Imposing Mandatory Closed-Loop and Zero-Water Standards
Developers must eliminate evaporative cooling architectures entirely in new builds, shifting universally to closed-loop liquid-to-air cooling systems regardless of the marginal increase in initial capital expenditure. In hyper-arid or sensitive agricultural basins, project approval should be legally contingent on zero-net-water designs, utilizing reclaimed municipal wastewater or synthetic dielectric fluids to decouple compute scaling from local drinking and agricultural water supplies.
Implementing Direct Co-Location of Dedicated Generation
Hyperscale operators can no longer view the public commercial grid as an infinite energy sink. Future mega-clusters must structurally integrate dedicated, co-located energy generation. This requires behind-the-meter nuclear integration (such as Small Modular Reactors) or direct capital funding for dedicated renewable arrays paired with utility-scale battery storage. By isolating the data center's baseload demand from the public grid, developers can neutralize the political and economic threat of local rate-payer cost shifting.

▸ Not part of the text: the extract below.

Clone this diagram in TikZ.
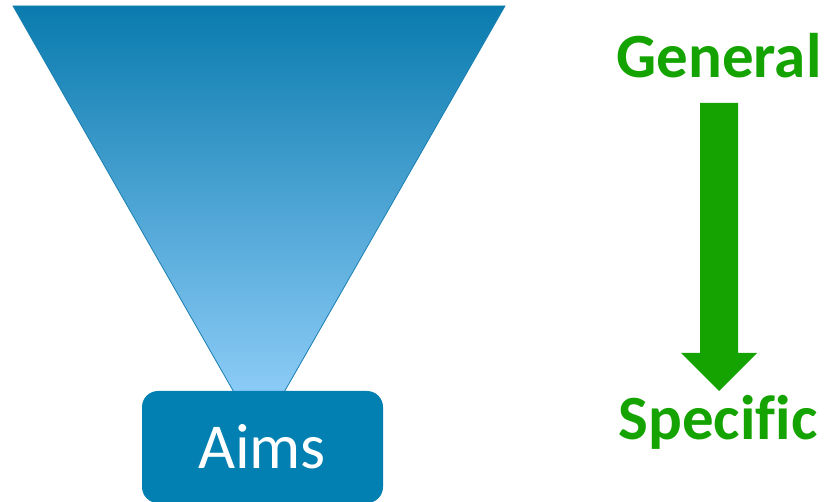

Redesigning Community Benefit Agreements via Equity Share Models
The standard playbook of offering municipal grants, school district donations, or superficial park upgrades is failing to offset resource concerns. Operators must pioneer structured Community Benefit Agreements that deliver direct, measurable financial utility to local residents. This includes guaranteeing long-term subsidized utility rates for residents within the hosting county, funding regional broadband distribution networks using the data center’s own fiber backbones, and creating dedicated municipal wealth funds tied directly to the facility's power throughput or acreage footprint. Only when local residents experience a clear, contractual improvement in their personal economic security will the political risk of hyperscale siting be neutralized.